This is not unlike the problem that Boeing has with the 737. They've been building on the same platform for decades, riding the FAA policy where you bypass lots of shit if the plane is roughly the same as before.
Eventually, this sort of thing catches up with every design. In Boeing's case, a lot of people died. In Intel's case? Intel will make more money because, to be secure, we need to upgrade all our CPUs
Here's the thing with Intel.
The current microarchitecture in your Intel processor is a layer cake. They've been adding new layers for decades, trying to work around previous layers, trying to squeeze in more speed. They've had to get more and more clever to beat moore's law and basic thermodynamics. And more and more clever to patch around the cleverness from decades past that's impeding them now.

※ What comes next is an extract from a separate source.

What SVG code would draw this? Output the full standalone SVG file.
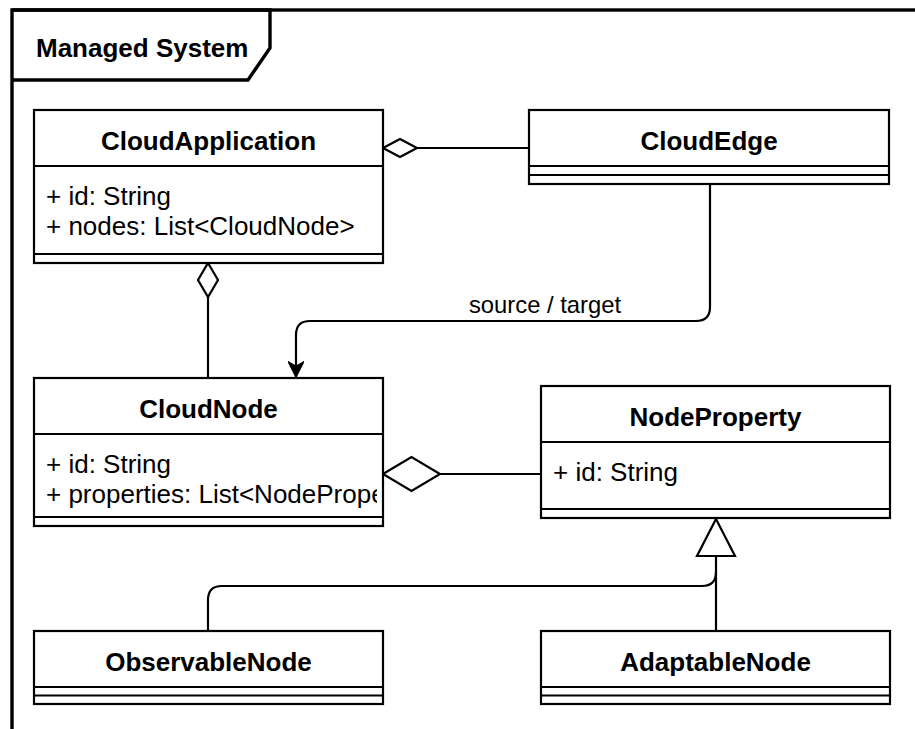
<svg xmlns="http://www.w3.org/2000/svg" width="915" height="729" viewBox="0 0 915 729">
  <style>
    .box { fill: #ffffff; stroke: #000000; stroke-width: 2.2; }
    .sep { fill: none; stroke: #000000; stroke-width: 2.2; }
    .frame { fill: none; stroke: #000000; stroke-width: 3.4; }
    .edge { fill: none; stroke: #000000; stroke-width: 2.2; }
    .dia { fill: #ffffff; stroke: #000000; stroke-width: 2.2; }
    .title { font-family: "Liberation Sans", Arial, sans-serif; font-size: 26px; font-weight: bold; fill: #000000; text-anchor: middle; }
    .attr { font-family: "Liberation Sans", Arial, sans-serif; font-size: 26px; fill: #000000; }
    .lbl { font-family: "Liberation Sans", Arial, sans-serif; font-size: 23.8px; fill: #000000; text-anchor: middle; }
  </style>
  <defs>
    <marker id="classic" viewBox="-16 -8 17 16" refX="0" refY="0" markerWidth="17" markerHeight="16" markerUnits="userSpaceOnUse" orient="auto">
      <path d="M0,0 L-15,-7.5 L-10.5,0 L-15,7.5 Z" fill="#000000" stroke="#000000" stroke-width="1.5" stroke-linejoin="miter"/>
    </marker>
    <clipPath id="clipCloudNode">
      <rect x="35" y="434" width="342" height="83"/>
    </clipPath>
  </defs>
  <rect width="915" height="729" fill="#ffffff"/>

  <g id="frame">
    <rect class="frame" x="12" y="10" width="1000" height="1000"/>
    <path class="frame" d="M12,10 H270 V48 L248,80 H12"/>
    <text class="title" x="36" y="57" style="text-anchor:start">Managed System</text>
  </g>

  <g id="connectors">
    <!-- CloudApplication <>— CloudEdge -->
    <line class="edge" x1="417" y1="148" x2="529" y2="148"/>
    <polygon class="dia" points="383,148 400,139 417,148 400,157"/>
    <!-- CloudApplication <>— CloudNode -->
    <line class="edge" x1="208" y1="297" x2="208" y2="378"/>
    <polygon class="dia" points="208,263 218,280 208,297 198,280"/>
    <!-- CloudEdge -> CloudNode source/target -->
    <path class="edge" d="M710,184 V307 Q710,321 696,321 H310 Q296,321 296,335 V377" marker-end="url(#classic)"/>
    <text class="lbl" x="545" y="313">source / target</text>
    <!-- CloudNode <>— NodeProperty -->
    <line class="edge" x1="440" y1="474" x2="541" y2="474"/>
    <polygon class="dia" points="383,474 411.5,457 440,474 411.5,491"/>
    <!-- Generalization -->
    <line class="edge" x1="716" y1="556" x2="716" y2="631"/>
    <path class="edge" d="M208,631 V600 Q208,586 222,586 H702 Q716,586 716,572"/>
    <polygon class="dia" points="716,519 735,556 697,556"/>
  </g>

  <g id="CloudApplication">
    <rect class="box" x="34" y="110" width="349" height="153"/>
    <line class="sep" x1="34" y1="166" x2="383" y2="166"/>
    <line class="sep" x1="34" y1="254" x2="383" y2="254"/>
    <text class="title" x="208.5" y="150">CloudApplication</text>
    <text class="attr" x="46" y="205">+ id: String</text>
    <text class="attr" x="46" y="235">+ nodes: List&lt;CloudNode&gt;</text>
  </g>

  <g id="CloudEdge">
    <rect class="box" x="529" y="110" width="360" height="74"/>
    <line class="sep" x1="529" y1="166" x2="889" y2="166"/>
    <line class="sep" x1="529" y1="175" x2="889" y2="175"/>
    <text class="title" x="709" y="150">CloudEdge</text>
  </g>

  <g id="CloudNode">
    <rect class="box" x="34" y="378" width="349" height="148"/>
    <line class="sep" x1="34" y1="434" x2="383" y2="434"/>
    <line class="sep" x1="34" y1="517" x2="383" y2="517"/>
    <text class="title" x="208.5" y="418">CloudNode</text>
    <g clip-path="url(#clipCloudNode)">
      <text class="attr" x="46" y="473">+ id: String</text>
      <text class="attr" x="46" y="503">+ properties: List&lt;NodeProperty&gt;</text>
    </g>
  </g>

  <g id="NodeProperty">
    <rect class="box" x="541" y="386" width="349" height="132"/>
    <line class="sep" x1="541" y1="442" x2="890" y2="442"/>
    <line class="sep" x1="541" y1="509" x2="890" y2="509"/>
    <text class="title" x="715.5" y="426">NodeProperty</text>
    <text class="attr" x="553" y="481">+ id: String</text>
  </g>

  <g id="ObservableNode">
    <rect class="box" x="34" y="631" width="349" height="73"/>
    <line class="sep" x1="34" y1="687" x2="383" y2="687"/>
    <line class="sep" x1="34" y1="695.5" x2="383" y2="695.5"/>
    <text class="title" x="208.5" y="671">ObservableNode</text>
  </g>

  <g id="AdaptableNode">
    <rect class="box" x="541" y="631" width="349" height="73"/>
    <line class="sep" x1="541" y1="687" x2="890" y2="687"/>
    <line class="sep" x1="541" y1="695.5" x2="890" y2="695.5"/>
    <text class="title" x="715.5" y="671">AdaptableNode</text>
  </g>
</svg>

It's a fucking mess and there is no fixing it. At some point, it will have to be rebuilt.
Ars has a good description of Architecture vs Microarchitecture in the "Recap" section of this article. https://arstechnica.com/gadgets/2019/05/new-speculative-execution-bug-leaks-data-from-intel-chips-internal-buffers/
Since it wasn't originally clear to me, I'll pass this on. The word "microarchitectural" is code for "the implementation of an architecture/design". When someone says that the fault is in the microarchitecture, it means that the design was fine. They just implemented it badly.
This is important when reading documents about Intel's speculative execution issues.